We got as close as we could to the sheer cliffs of the Central Buttress and gazed down at the jumble of boulders at its feet, called Hollow Stones.  Somewhere down there was the traverse known as Lord's Rake, along which our path was to take us.  Actually, the descent and traverse of Lord’s Rake was not too hairy.  There seemed to be more danger from loose rock and rotten snow than from exposed heights.  In all, about eight hundred feet is lost by the time you have descended to the foot of the Rake.  The traverse across to Mickledore is short and sharp, albeit a little loose and slippery.
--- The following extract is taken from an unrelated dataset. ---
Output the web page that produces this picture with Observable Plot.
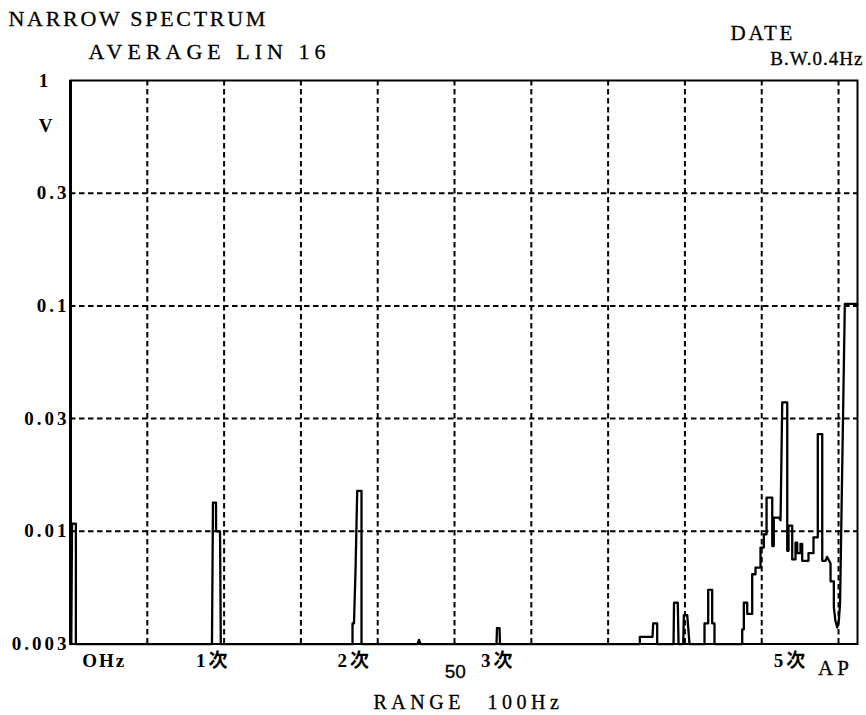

Lord's Rake at the time seemed to be a by-word amongst Lakeland fell walkers.  It had been a scene of tragedy as recently as last Christmas, when a schoolmaster and his son had died in the snow while trying to cross it. I recall a feeling of mild satisfaction at having negotiated it safely.  Rock climbers and walkers with a head for heights can descend from Scafell to Mickledore by Broad Strand.  I've looked at it from both directions, but haven't yet dared to venture forth. Rather a well known member of the B.C.R.A. reckons to have descended Broad Strand clad in gum boots and without an ice axe in January!  That’s what he told me, anyway.  For information, there is a Mountain Rescue Kit box strategically positioned below Broad strand.

From Mickledore, our walk took us up over a boulder field to the cairn atop Scafell Pike, England's loftiest spot.